В тот день, когда Яков Борисович сидел на остановке, из-за магазина «Оптика» неожиданно вынырнула оранжевая поливальная машина, рассеивая по сторонам упругие струи воды. Показалось, что сейчас холодные лезвия коснутся лица Мастера, но курчавый азиат, вертящий круглую, как рыбий глаз, баранку, в последний момент дернул в другую сторону, и тонкие полосы влаги обрызгали противоположную остановку. Из нее с недобрым уханьем выскочили люди, размахивая загорелыми руками и требуя сатисфакции.
Я знал Якова Борисовича как загадочного человека. Однажды, в середине классической итальянской партии атакованный белыми фигурами, дядя Яша замер и помрачнел. Я думал, он не знает, как ходить, и хотел подсказать ему стандартное Cc1 – d2, но он потер ладонью широкий мясистый нос и неожиданно произнес:
– Твоя мама очень сильный человек. Сильные люди не оставляют слабым выбора.
Я представил, как моя мама стоит на помосте Олимпиады и крепкими, жилистыми, мощными руками с редкими рыжими волосиками, почему-то в кухонном фартуке, поднимает резким рывком двухсоткилограммовую штангу с железными блинами, оглашая животным рыком зал, полный кричащих и свистящих поклонников. Мама зафиксировала снаряд над головой, а потом с размаху бросила его на пол. Штанга попрыгала, как резиновый мячик. Мамочка горделиво подняла вверх натруженные руки с красными ладонями в остатках белого талька и победно вскрикнула «о-хо-хо», а потом вытерла зеленым в желтый горошек фартуком радостное, потное, пылающее лицо. Беспокойные воробушки, проникшие в зал сквозь неплотно прикрученную вентиляционную решетку, вспорхнули всей стаей и закружили над бушующими зрителями, еще недавно притихшими в ожидании развития событий.
А потом я представил себя, стоящего рядом с мамой, слабого-слабого, утомленного, бледного, дрожащего, не способного вздернуть полосатый рюкзак со школьными учебниками (русский язык, литература, математика, природоведение), страстно желающего пломбира. Но мороженого не было, и сливочного не было, и шоколадного тоже не было. На витрине лежало сиреневое фруктовое в картонном стаканчике с запахом клея, с белесой, выточенной машиной деревянной палочкой. Никакого выбора.
Я хотел переспросить Мастера, зачем маме штанга и почему в продаже нет пломбира, но Яков Борисович сделал ход Cc5 – b6, и я, увлекшись партией, уже через минуту забыл о маме и мороженом.

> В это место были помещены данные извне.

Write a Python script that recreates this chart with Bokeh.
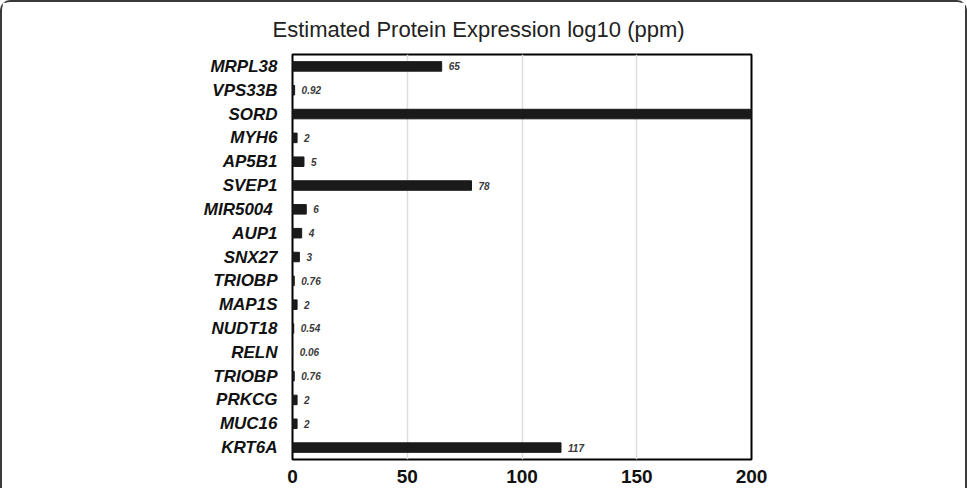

Я не сразу понял, что Яков Борисович ушел, ведь его вещи еще долго оставались в нашей квартире. Зеленый брезентовый гэдээровский плащ с черной теплой подстежкой, сиплый радиоприемник ВЭФ, настроенный на Севу Новгородцева и «Голос Америки», рваные, измочаленные, пожеванные шорты из давно заношенных и измученных белых польских джинсов, зубная щетка с футляром прямо на ручке, стопка шахматных журналов «64», фетровая шляпа с голубой ленточкой и старый военный бинокль. Только когда мама собрала все причиндалы дяди Яши в картонную коробку и выставила на лестничную площадку (даже радиоприемник), я, огорошенный и расстроенный, произнес:
– Где папа?
– Кто? – переспросила мама и поглубже натянула на острый подбородок синюю советскую олимпийку с золотой молнией, теплую и надежную, но отвратительно раздувшуюся на локтях.